The point here isn't so much the cell phones, or even the ringtones. The point is certainly not to return to the days when libraries were quiet as tombs; if nothing else, the constant click of keyboards would prevent that for some time to come. However libraries reinvent themselves, and much of the field agrees that they must, though exactly how is the subject of much debate, the result is already noisier and less solitary than in the past.

But the absence of quiet (not the same thing as silence, as Hempton points out) isn't just a concern of libraries. There are times when I get my best thinking done by turning up White Zombie as loud as it will go, but quiet suggests a certain harmony of surroundings that seems to be increasingly hard to come by in the increasingly urbanized environments in which we live. It's not the absence of noise, so much as the absence of noise that disrupts and distracts. A student who quietly converses on a phone about the paper she's currently typing at her computer is less disruptive than one who jumps up and runs out of the building to strains of Handel, however melodious. Absent disruptions and distractions, the mind is free to wander, to engage with ideas, to develop perspective and delve deeply.
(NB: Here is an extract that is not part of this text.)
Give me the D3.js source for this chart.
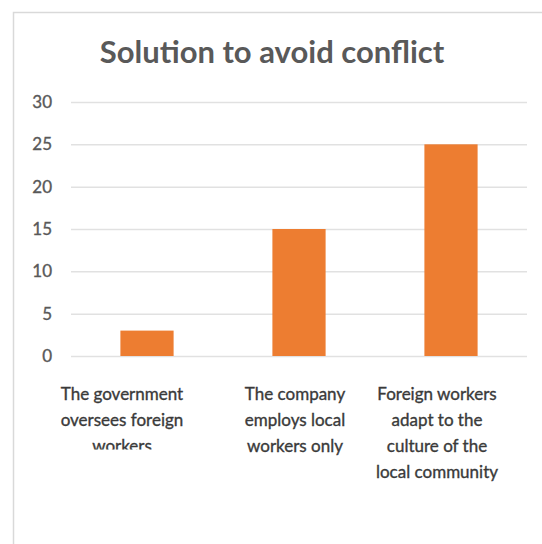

Academic libraries have been positioning ourselves not just as places to do literature searches—especially since these can, increasingly, be done online from the privacy of a dorm room or office—but as a place to work. That has to include the student studying for his midterm, or the one wrestling with Proust, or the one working on her reflective essay. However we design our spaces and allocate our limited resources for the future, we shouldn't forget these quieter activities, and to make room for them. The environment isn't just a place out in the woods, removed from everyday life; in some ways, that's the antithesis of what the concept should be. The environment is where we live.

(Postscript: I am rather pleased to see that I'm not the only one thinking about this.)